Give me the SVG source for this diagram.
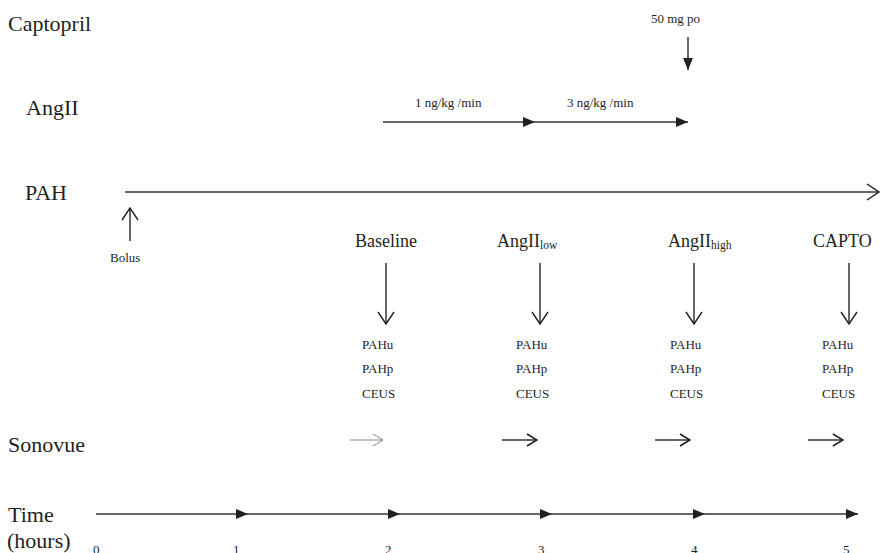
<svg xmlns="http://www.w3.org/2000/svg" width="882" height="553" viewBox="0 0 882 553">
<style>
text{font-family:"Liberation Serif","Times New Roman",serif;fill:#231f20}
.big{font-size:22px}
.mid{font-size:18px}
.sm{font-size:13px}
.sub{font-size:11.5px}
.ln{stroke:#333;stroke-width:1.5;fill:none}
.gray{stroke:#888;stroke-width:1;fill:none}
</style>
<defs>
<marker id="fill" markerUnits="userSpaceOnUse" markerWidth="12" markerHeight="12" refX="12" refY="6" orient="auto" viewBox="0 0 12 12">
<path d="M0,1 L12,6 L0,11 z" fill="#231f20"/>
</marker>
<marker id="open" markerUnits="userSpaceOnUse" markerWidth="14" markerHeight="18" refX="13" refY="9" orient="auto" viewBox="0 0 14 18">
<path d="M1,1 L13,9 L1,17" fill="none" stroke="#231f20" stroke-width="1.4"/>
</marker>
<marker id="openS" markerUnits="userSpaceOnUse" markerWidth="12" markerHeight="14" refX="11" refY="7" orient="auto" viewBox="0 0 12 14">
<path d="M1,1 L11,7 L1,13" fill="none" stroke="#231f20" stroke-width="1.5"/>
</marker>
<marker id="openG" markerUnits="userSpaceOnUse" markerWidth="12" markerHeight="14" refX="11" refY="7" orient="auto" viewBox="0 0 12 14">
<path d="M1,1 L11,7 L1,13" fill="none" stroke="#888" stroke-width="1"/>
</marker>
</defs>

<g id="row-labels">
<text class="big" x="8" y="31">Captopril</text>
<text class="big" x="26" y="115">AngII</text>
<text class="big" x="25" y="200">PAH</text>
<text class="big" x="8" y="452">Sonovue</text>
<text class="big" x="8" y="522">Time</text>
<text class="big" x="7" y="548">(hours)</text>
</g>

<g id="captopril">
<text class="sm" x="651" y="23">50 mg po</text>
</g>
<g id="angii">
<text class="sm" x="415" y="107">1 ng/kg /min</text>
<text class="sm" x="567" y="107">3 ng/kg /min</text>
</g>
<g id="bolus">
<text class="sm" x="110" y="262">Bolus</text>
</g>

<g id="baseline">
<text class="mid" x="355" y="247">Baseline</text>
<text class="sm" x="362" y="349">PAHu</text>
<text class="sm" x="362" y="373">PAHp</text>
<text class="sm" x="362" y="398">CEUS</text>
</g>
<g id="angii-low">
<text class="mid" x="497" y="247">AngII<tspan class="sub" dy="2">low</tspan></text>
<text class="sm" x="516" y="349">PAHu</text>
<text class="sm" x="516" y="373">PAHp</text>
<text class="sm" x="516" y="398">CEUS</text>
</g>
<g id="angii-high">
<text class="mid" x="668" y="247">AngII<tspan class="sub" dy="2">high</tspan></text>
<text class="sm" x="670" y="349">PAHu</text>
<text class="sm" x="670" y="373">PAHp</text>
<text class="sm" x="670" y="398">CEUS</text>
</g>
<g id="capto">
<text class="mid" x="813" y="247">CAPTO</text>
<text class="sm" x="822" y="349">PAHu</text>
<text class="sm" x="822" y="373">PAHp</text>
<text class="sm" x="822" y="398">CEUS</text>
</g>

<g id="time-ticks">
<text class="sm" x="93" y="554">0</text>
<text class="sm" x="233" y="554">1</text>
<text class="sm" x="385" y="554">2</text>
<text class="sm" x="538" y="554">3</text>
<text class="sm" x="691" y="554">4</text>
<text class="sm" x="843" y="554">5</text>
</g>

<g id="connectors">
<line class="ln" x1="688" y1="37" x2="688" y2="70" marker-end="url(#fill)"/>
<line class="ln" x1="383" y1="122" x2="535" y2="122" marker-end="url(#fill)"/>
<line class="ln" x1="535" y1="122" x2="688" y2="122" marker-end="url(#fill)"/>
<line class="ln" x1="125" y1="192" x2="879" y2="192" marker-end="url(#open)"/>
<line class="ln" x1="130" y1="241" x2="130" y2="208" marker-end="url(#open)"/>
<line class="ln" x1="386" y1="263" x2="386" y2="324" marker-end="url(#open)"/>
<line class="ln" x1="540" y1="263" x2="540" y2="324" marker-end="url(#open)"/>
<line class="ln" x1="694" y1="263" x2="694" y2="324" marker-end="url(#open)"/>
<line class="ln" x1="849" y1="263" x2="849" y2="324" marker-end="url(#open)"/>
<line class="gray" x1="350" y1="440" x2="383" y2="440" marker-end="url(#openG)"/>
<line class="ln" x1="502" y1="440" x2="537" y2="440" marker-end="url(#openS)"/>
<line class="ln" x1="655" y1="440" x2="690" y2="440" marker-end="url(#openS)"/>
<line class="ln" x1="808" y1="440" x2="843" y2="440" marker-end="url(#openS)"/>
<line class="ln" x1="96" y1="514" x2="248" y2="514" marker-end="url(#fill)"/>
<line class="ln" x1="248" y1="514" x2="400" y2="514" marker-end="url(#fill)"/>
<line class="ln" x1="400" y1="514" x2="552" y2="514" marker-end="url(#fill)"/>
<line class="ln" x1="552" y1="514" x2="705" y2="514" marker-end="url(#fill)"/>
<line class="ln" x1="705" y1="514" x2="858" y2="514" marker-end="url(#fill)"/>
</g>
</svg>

########################################

### Work instructions
In your copy of the listing above, reproduce each line exactly and omit all pictures.

### Answer below
Give me the SVG source for this diagram.
<svg xmlns="http://www.w3.org/2000/svg" width="882" height="553" viewBox="0 0 882 553">
<style>
text{font-family:"Liberation Serif","Times New Roman",serif;fill:#231f20}
.big{font-size:22px}
.mid{font-size:18px}
.sm{font-size:13px}
.sub{font-size:11.5px}
.ln{stroke:#333;stroke-width:1.5;fill:none}
.gray{stroke:#888;stroke-width:1;fill:none}
</style>
<defs>
<marker id="fill" markerUnits="userSpaceOnUse" markerWidth="12" markerHeight="12" refX="12" refY="6" orient="auto" viewBox="0 0 12 12">
<path d="M0,1 L12,6 L0,11 z" fill="#231f20"/>
</marker>
<marker id="open" markerUnits="userSpaceOnUse" markerWidth="14" markerHeight="18" refX="13" refY="9" orient="auto" viewBox="0 0 14 18">
<path d="M1,1 L13,9 L1,17" fill="none" stroke="#231f20" stroke-width="1.4"/>
</marker>
<marker id="openS" markerUnits="userSpaceOnUse" markerWidth="12" markerHeight="14" refX="11" refY="7" orient="auto" viewBox="0 0 12 14">
<path d="M1,1 L11,7 L1,13" fill="none" stroke="#231f20" stroke-width="1.5"/>
</marker>
<marker id="openG" markerUnits="userSpaceOnUse" markerWidth="12" markerHeight="14" refX="11" refY="7" orient="auto" viewBox="0 0 12 14">
<path d="M1,1 L11,7 L1,13" fill="none" stroke="#888" stroke-width="1"/>
</marker>
</defs>

<g id="row-labels">
<text class="big" x="8" y="31">Captopril</text>
<text class="big" x="26" y="115">AngII</text>
<text class="big" x="25" y="200">PAH</text>
<text class="big" x="8" y="452">Sonovue</text>
<text class="big" x="8" y="522">Time</text>
<text class="big" x="7" y="548">(hours)</text>
</g>

<g id="captopril">
<text class="sm" x="651" y="23">50 mg po</text>
</g>
<g id="angii">
<text class="sm" x="415" y="107">1 ng/kg /min</text>
<text class="sm" x="567" y="107">3 ng/kg /min</text>
</g>
<g id="bolus">
<text class="sm" x="110" y="262">Bolus</text>
</g>

<g id="baseline">
<text class="mid" x="355" y="247">Baseline</text>
<text class="sm" x="362" y="349">PAHu</text>
<text class="sm" x="362" y="373">PAHp</text>
<text class="sm" x="362" y="398">CEUS</text>
</g>
<g id="angii-low">
<text class="mid" x="497" y="247">AngII<tspan class="sub" dy="2">low</tspan></text>
<text class="sm" x="516" y="349">PAHu</text>
<text class="sm" x="516" y="373">PAHp</text>
<text class="sm" x="516" y="398">CEUS</text>
</g>
<g id="angii-high">
<text class="mid" x="668" y="247">AngII<tspan class="sub" dy="2">high</tspan></text>
<text class="sm" x="670" y="349">PAHu</text>
<text class="sm" x="670" y="373">PAHp</text>
<text class="sm" x="670" y="398">CEUS</text>
</g>
<g id="capto">
<text class="mid" x="813" y="247">CAPTO</text>
<text class="sm" x="822" y="349">PAHu</text>
<text class="sm" x="822" y="373">PAHp</text>
<text class="sm" x="822" y="398">CEUS</text>
</g>

<g id="time-ticks">
<text class="sm" x="93" y="554">0</text>
<text class="sm" x="233" y="554">1</text>
<text class="sm" x="385" y="554">2</text>
<text class="sm" x="538" y="554">3</text>
<text class="sm" x="691" y="554">4</text>
<text class="sm" x="843" y="554">5</text>
</g>

<g id="connectors">
<line class="ln" x1="688" y1="37" x2="688" y2="70" marker-end="url(#fill)"/>
<line class="ln" x1="383" y1="122" x2="535" y2="122" marker-end="url(#fill)"/>
<line class="ln" x1="535" y1="122" x2="688" y2="122" marker-end="url(#fill)"/>
<line class="ln" x1="125" y1="192" x2="879" y2="192" marker-end="url(#open)"/>
<line class="ln" x1="130" y1="241" x2="130" y2="208" marker-end="url(#open)"/>
<line class="ln" x1="386" y1="263" x2="386" y2="324" marker-end="url(#open)"/>
<line class="ln" x1="540" y1="263" x2="540" y2="324" marker-end="url(#open)"/>
<line class="ln" x1="694" y1="263" x2="694" y2="324" marker-end="url(#open)"/>
<line class="ln" x1="849" y1="263" x2="849" y2="324" marker-end="url(#open)"/>
<line class="gray" x1="350" y1="440" x2="383" y2="440" marker-end="url(#openG)"/>
<line class="ln" x1="502" y1="440" x2="537" y2="440" marker-end="url(#openS)"/>
<line class="ln" x1="655" y1="440" x2="690" y2="440" marker-end="url(#openS)"/>
<line class="ln" x1="808" y1="440" x2="843" y2="440" marker-end="url(#openS)"/>
<line class="ln" x1="96" y1="514" x2="248" y2="514" marker-end="url(#fill)"/>
<line class="ln" x1="248" y1="514" x2="400" y2="514" marker-end="url(#fill)"/>
<line class="ln" x1="400" y1="514" x2="552" y2="514" marker-end="url(#fill)"/>
<line class="ln" x1="552" y1="514" x2="705" y2="514" marker-end="url(#fill)"/>
<line class="ln" x1="705" y1="514" x2="858" y2="514" marker-end="url(#fill)"/>
</g>
</svg>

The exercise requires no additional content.